Wednesday, May 20, 2009

two years ago tomorrow.

two years ago tomorrow marks the day that my dad died. it feels so much shorter than two years ago. i'm amazed, still, at the waves of grief that sneak in. and i'm amazed, still, at the sweetness of God and how beautifully he was glorified through dad's life. most of me is happy that dad is free and in the presence of Jesus. but i'd be lying if i said that there wasn't a part of me that still aches for him. some days i get sweet memories of him flooding back. and i'm pretty sure, on those days, i can smell him and recall the touch of his skin as certain as if i had just seen him. the love that a child has for their daddy, especially a daughter, is a fragile thing. so isn't it something to see the Holy Spirit at work when life is redeemed after such brokenness?
i don't have much to say on dad's passing. it seems odd to revisit the same thing, every year, out loud to public eyes. but then again, it would seem odd for me not to mention the man who gave me life.
dad. i sure do miss saying his name.

(to read about my dad and to know his story, click on 'dad' above)

4 comments:

Bella said...

I will be praying for your sweet spirit tomorrow.
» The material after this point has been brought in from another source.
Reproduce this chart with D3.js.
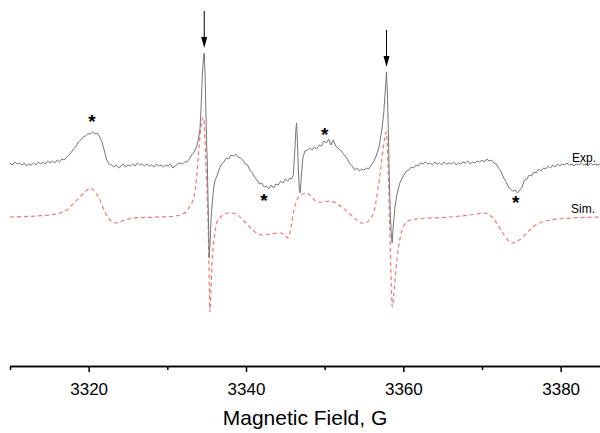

I hope it is a good day, full of remembrance.

Diana said...

I'm so sorry - I didn't realize you were coming up on that anniversary again. I'll be praying for you :)

Tay's Mom said...

praying for peace for you today and tomorrow and always. i am constantly in awe of your perspective, and your passion for Him. your gratefulness for all things. your unconditional, forgiving love to all people, friends and family. i love you. so much.

BrandiB said...

Ashley, you have risen my spirits so many times. I pray that your heart will be comforted even though it's still hurting, I pray that you will always smile and remember what an awesome journey you took with your Dad and how God brought you together through faith and forgiveness.